Namibia is already the driest country in Sub-Saharan Africa. Omusati, on the fringe of the Kalahari, sits on the razor's edge. Climate change is not a future abstraction here; it is observed in the timing of the rains, the depth of the oshana floods, and the increasing frequency of heatwaves. The region's traditional agro-pastoralist lifestyle, finely tuned to the oshana cycle, is under severe stress. Prolonged droughts desiccate the shallow groundwater held by the calcrete, forcing people, predominantly women and children, to travel longer distances for water that is often saline. The geography offers no easy escape; the flat land ensures water does not concentrate naturally, and the geology prevents easy access to deep, fresh reserves.
The global water crisis is hyper-local in Omusati. With surface water ephemeral and groundwater shallow and brackish, innovation is not optional. This has made the region a testing ground for solutions. From the widespread use of rooftop rainwater harvesting (turning the geography of a roof into a catchment) to sophisticated solar-powered desalination units that treat borehole water, technology is being deployed to outwit the geological constraints. The most promising, and ancient, solutions may be sand dams and related subsurface water retention techniques—essentially creating artificial aquifers by manipulating the sandy strata to capture and store seasonal floodwaters, working with the local geology rather than against it.
Omusati has one of the highest population densities in Namibia. This places immense pressure on the fragile land and its limited resources. The traditional practice of cattle rearing, central to cultural identity, collides with the land's carrying capacity. Overgrazing can lead to the degradation of the sparse vegetation cover, which in turn accelerates topsoil erosion during intense rains—a direct link between human activity, geography, and land degradation. The sandy soils, once stripped of their vegetative anchor, can shift and become barren, a process known as desertification that is creeping southwards from the Angolan border.
Standing under the canopy of a thousand-year-old baobab in Omusati, one gains a different perspective on time.

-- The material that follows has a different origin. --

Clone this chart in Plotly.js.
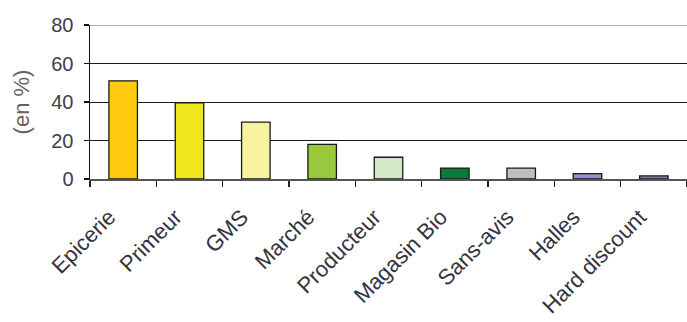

The tree has witnessed the slow dance of climate shifts, the arrival and adaptation of peoples, the relentless work of water and wind on the land below. The flat, seemingly featureless landscape is not empty; it is a parchment inscribed with the urgent messages of our time. Its calcrete layers are archives of past climates, its dry oshanas are gauges of present climate volatility, and its struggling communities are on the frontline of our collective future. To understand Omusati’s geography and geology is to understand the fundamental challenges of living sustainably on a planet where the margins between abundance and scarcity are written in stone, sand, and salt.